** begin **
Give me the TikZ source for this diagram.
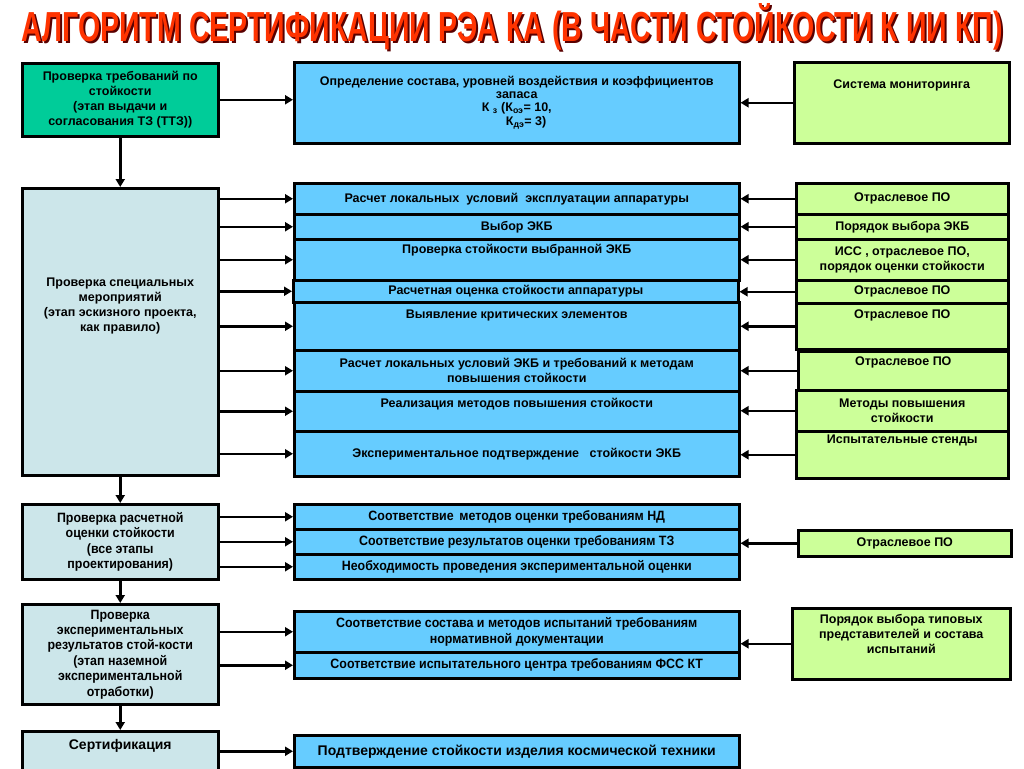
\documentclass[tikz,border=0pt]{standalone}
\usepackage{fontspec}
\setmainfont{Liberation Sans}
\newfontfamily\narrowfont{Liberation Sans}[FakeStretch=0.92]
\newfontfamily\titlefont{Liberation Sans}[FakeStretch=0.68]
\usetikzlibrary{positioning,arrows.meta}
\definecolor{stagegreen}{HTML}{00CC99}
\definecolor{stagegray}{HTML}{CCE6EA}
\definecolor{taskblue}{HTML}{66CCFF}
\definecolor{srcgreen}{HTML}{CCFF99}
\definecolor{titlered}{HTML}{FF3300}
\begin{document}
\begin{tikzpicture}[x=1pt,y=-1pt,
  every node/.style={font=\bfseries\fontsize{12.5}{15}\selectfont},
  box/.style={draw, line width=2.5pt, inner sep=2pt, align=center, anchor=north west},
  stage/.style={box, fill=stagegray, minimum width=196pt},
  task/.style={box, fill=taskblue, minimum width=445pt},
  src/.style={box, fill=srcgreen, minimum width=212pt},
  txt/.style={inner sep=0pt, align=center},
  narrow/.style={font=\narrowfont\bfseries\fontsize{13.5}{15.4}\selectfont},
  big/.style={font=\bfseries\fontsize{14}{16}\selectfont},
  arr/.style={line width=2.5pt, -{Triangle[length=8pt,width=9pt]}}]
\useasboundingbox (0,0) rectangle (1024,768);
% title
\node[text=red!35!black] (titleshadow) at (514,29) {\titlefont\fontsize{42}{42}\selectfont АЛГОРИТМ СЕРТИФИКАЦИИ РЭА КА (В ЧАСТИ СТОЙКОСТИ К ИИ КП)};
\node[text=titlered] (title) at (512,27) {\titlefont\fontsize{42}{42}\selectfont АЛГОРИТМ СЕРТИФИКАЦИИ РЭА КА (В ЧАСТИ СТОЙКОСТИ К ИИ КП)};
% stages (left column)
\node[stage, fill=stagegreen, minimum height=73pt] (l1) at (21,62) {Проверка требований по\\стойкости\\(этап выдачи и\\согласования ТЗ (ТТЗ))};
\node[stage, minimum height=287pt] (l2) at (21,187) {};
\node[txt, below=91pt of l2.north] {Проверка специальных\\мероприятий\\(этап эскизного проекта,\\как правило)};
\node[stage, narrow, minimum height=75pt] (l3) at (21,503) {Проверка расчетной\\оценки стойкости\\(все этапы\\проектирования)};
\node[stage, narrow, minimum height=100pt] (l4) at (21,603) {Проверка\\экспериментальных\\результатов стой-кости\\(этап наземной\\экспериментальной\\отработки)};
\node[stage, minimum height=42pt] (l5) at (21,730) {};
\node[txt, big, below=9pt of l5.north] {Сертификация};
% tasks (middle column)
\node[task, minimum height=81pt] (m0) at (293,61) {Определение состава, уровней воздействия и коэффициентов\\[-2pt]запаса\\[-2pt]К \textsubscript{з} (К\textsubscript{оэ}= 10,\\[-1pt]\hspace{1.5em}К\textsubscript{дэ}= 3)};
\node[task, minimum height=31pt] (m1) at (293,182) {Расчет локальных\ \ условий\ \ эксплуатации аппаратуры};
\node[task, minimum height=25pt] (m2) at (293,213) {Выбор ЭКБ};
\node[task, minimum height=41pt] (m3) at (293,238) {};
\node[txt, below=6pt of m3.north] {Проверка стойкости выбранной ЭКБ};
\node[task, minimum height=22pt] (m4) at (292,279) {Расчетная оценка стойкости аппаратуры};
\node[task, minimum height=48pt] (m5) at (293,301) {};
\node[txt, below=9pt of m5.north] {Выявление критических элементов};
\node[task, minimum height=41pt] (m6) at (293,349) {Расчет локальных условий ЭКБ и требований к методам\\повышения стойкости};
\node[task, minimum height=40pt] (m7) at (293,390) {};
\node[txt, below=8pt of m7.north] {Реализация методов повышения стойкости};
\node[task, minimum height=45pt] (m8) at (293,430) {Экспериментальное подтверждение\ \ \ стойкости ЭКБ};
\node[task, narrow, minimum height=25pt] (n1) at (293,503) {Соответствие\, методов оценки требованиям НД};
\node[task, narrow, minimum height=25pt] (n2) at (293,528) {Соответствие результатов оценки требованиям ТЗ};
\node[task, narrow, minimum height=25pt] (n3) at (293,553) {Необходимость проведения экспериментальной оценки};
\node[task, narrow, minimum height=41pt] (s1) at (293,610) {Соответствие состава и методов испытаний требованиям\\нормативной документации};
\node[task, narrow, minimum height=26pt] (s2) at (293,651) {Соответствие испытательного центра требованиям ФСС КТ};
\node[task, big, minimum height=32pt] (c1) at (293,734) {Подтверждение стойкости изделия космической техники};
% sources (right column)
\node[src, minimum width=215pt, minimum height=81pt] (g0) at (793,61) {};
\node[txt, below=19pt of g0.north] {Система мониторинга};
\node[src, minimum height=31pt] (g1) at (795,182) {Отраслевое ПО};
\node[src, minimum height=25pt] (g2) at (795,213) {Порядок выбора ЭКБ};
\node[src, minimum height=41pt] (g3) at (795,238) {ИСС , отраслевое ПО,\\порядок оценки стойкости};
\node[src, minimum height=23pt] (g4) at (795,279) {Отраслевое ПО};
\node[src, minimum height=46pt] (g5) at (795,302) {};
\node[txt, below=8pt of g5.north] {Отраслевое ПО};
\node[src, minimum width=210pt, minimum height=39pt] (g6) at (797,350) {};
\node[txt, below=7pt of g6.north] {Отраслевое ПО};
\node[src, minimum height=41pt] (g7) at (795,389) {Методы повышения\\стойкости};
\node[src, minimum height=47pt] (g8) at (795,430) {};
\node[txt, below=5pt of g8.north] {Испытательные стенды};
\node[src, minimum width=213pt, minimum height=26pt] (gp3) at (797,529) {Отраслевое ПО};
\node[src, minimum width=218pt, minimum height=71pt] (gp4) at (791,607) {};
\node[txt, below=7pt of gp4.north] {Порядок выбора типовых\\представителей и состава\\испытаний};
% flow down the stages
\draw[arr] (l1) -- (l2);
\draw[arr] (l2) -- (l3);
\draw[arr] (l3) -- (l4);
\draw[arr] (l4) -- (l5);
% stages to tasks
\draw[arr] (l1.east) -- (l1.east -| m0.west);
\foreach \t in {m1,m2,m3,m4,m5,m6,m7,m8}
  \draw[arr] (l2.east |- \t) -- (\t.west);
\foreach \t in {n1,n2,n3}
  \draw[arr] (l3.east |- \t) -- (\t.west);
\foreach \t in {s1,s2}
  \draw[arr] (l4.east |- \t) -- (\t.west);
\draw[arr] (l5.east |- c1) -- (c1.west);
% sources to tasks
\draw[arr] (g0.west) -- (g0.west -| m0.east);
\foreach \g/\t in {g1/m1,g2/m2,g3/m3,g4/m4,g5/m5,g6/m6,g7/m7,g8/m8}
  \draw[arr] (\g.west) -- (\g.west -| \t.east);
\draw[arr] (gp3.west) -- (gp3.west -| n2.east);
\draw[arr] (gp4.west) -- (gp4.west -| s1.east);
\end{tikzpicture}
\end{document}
** end **
→ **Problem requirements**: Reproduce each line word for word and drop the pictures.

→ **Finished answer**:
Give me the TikZ source for this diagram.
\documentclass[tikz,border=0pt]{standalone}
\usepackage{fontspec}
\setmainfont{Liberation Sans}
\newfontfamily\narrowfont{Liberation Sans}[FakeStretch=0.92]
\newfontfamily\titlefont{Liberation Sans}[FakeStretch=0.68]
\usetikzlibrary{positioning,arrows.meta}
\definecolor{stagegreen}{HTML}{00CC99}
\definecolor{stagegray}{HTML}{CCE6EA}
\definecolor{taskblue}{HTML}{66CCFF}
\definecolor{srcgreen}{HTML}{CCFF99}
\definecolor{titlered}{HTML}{FF3300}
\begin{document}
\begin{tikzpicture}[x=1pt,y=-1pt,
  every node/.style={font=\bfseries\fontsize{12.5}{15}\selectfont},
  box/.style={draw, line width=2.5pt, inner sep=2pt, align=center, anchor=north west},
  stage/.style={box, fill=stagegray, minimum width=196pt},
  task/.style={box, fill=taskblue, minimum width=445pt},
  src/.style={box, fill=srcgreen, minimum width=212pt},
  txt/.style={inner sep=0pt, align=center},
  narrow/.style={font=\narrowfont\bfseries\fontsize{13.5}{15.4}\selectfont},
  big/.style={font=\bfseries\fontsize{14}{16}\selectfont},
  arr/.style={line width=2.5pt, -{Triangle[length=8pt,width=9pt]}}]
\useasboundingbox (0,0) rectangle (1024,768);
% title
\node[text=red!35!black] (titleshadow) at (514,29) {\titlefont\fontsize{42}{42}\selectfont АЛГОРИТМ СЕРТИФИКАЦИИ РЭА КА (В ЧАСТИ СТОЙКОСТИ К ИИ КП)};
\node[text=titlered] (title) at (512,27) {\titlefont\fontsize{42}{42}\selectfont АЛГОРИТМ СЕРТИФИКАЦИИ РЭА КА (В ЧАСТИ СТОЙКОСТИ К ИИ КП)};
% stages (left column)
\node[stage, fill=stagegreen, minimum height=73pt] (l1) at (21,62) {Проверка требований по\\стойкости\\(этап выдачи и\\согласования ТЗ (ТТЗ))};
\node[stage, minimum height=287pt] (l2) at (21,187) {};
\node[txt, below=91pt of l2.north] {Проверка специальных\\мероприятий\\(этап эскизного проекта,\\как правило)};
\node[stage, narrow, minimum height=75pt] (l3) at (21,503) {Проверка расчетной\\оценки стойкости\\(все этапы\\проектирования)};
\node[stage, narrow, minimum height=100pt] (l4) at (21,603) {Проверка\\экспериментальных\\результатов стой-кости\\(этап наземной\\экспериментальной\\отработки)};
\node[stage, minimum height=42pt] (l5) at (21,730) {};
\node[txt, big, below=9pt of l5.north] {Сертификация};
% tasks (middle column)
\node[task, minimum height=81pt] (m0) at (293,61) {Определение состава, уровней воздействия и коэффициентов\\[-2pt]запаса\\[-2pt]К \textsubscript{з} (К\textsubscript{оэ}= 10,\\[-1pt]\hspace{1.5em}К\textsubscript{дэ}= 3)};
\node[task, minimum height=31pt] (m1) at (293,182) {Расчет локальных\ \ условий\ \ эксплуатации аппаратуры};
\node[task, minimum height=25pt] (m2) at (293,213) {Выбор ЭКБ};
\node[task, minimum height=41pt] (m3) at (293,238) {};
\node[txt, below=6pt of m3.north] {Проверка стойкости выбранной ЭКБ};
\node[task, minimum height=22pt] (m4) at (292,279) {Расчетная оценка стойкости аппаратуры};
\node[task, minimum height=48pt] (m5) at (293,301) {};
\node[txt, below=9pt of m5.north] {Выявление критических элементов};
\node[task, minimum height=41pt] (m6) at (293,349) {Расчет локальных условий ЭКБ и требований к методам\\повышения стойкости};
\node[task, minimum height=40pt] (m7) at (293,390) {};
\node[txt, below=8pt of m7.north] {Реализация методов повышения стойкости};
\node[task, minimum height=45pt] (m8) at (293,430) {Экспериментальное подтверждение\ \ \ стойкости ЭКБ};
\node[task, narrow, minimum height=25pt] (n1) at (293,503) {Соответствие\, методов оценки требованиям НД};
\node[task, narrow, minimum height=25pt] (n2) at (293,528) {Соответствие результатов оценки требованиям ТЗ};
\node[task, narrow, minimum height=25pt] (n3) at (293,553) {Необходимость проведения экспериментальной оценки};
\node[task, narrow, minimum height=41pt] (s1) at (293,610) {Соответствие состава и методов испытаний требованиям\\нормативной документации};
\node[task, narrow, minimum height=26pt] (s2) at (293,651) {Соответствие испытательного центра требованиям ФСС КТ};
\node[task, big, minimum height=32pt] (c1) at (293,734) {Подтверждение стойкости изделия космической техники};
% sources (right column)
\node[src, minimum width=215pt, minimum height=81pt] (g0) at (793,61) {};
\node[txt, below=19pt of g0.north] {Система мониторинга};
\node[src, minimum height=31pt] (g1) at (795,182) {Отраслевое ПО};
\node[src, minimum height=25pt] (g2) at (795,213) {Порядок выбора ЭКБ};
\node[src, minimum height=41pt] (g3) at (795,238) {ИСС , отраслевое ПО,\\порядок оценки стойкости};
\node[src, minimum height=23pt] (g4) at (795,279) {Отраслевое ПО};
\node[src, minimum height=46pt] (g5) at (795,302) {};
\node[txt, below=8pt of g5.north] {Отраслевое ПО};
\node[src, minimum width=210pt, minimum height=39pt] (g6) at (797,350) {};
\node[txt, below=7pt of g6.north] {Отраслевое ПО};
\node[src, minimum height=41pt] (g7) at (795,389) {Методы повышения\\стойкости};
\node[src, minimum height=47pt] (g8) at (795,430) {};
\node[txt, below=5pt of g8.north] {Испытательные стенды};
\node[src, minimum width=213pt, minimum height=26pt] (gp3) at (797,529) {Отраслевое ПО};
\node[src, minimum width=218pt, minimum height=71pt] (gp4) at (791,607) {};
\node[txt, below=7pt of gp4.north] {Порядок выбора типовых\\представителей и состава\\испытаний};
% flow down the stages
\draw[arr] (l1) -- (l2);
\draw[arr] (l2) -- (l3);
\draw[arr] (l3) -- (l4);
\draw[arr] (l4) -- (l5);
% stages to tasks
\draw[arr] (l1.east) -- (l1.east -| m0.west);
\foreach \t in {m1,m2,m3,m4,m5,m6,m7,m8}
  \draw[arr] (l2.east |- \t) -- (\t.west);
\foreach \t in {n1,n2,n3}
  \draw[arr] (l3.east |- \t) -- (\t.west);
\foreach \t in {s1,s2}
  \draw[arr] (l4.east |- \t) -- (\t.west);
\draw[arr] (l5.east |- c1) -- (c1.west);
% sources to tasks
\draw[arr] (g0.west) -- (g0.west -| m0.east);
\foreach \g/\t in {g1/m1,g2/m2,g3/m3,g4/m4,g5/m5,g6/m6,g7/m7,g8/m8}
  \draw[arr] (\g.west) -- (\g.west -| \t.east);
\draw[arr] (gp3.west) -- (gp3.west -| n2.east);
\draw[arr] (gp4.west) -- (gp4.west -| s1.east);
\end{tikzpicture}
\end{document}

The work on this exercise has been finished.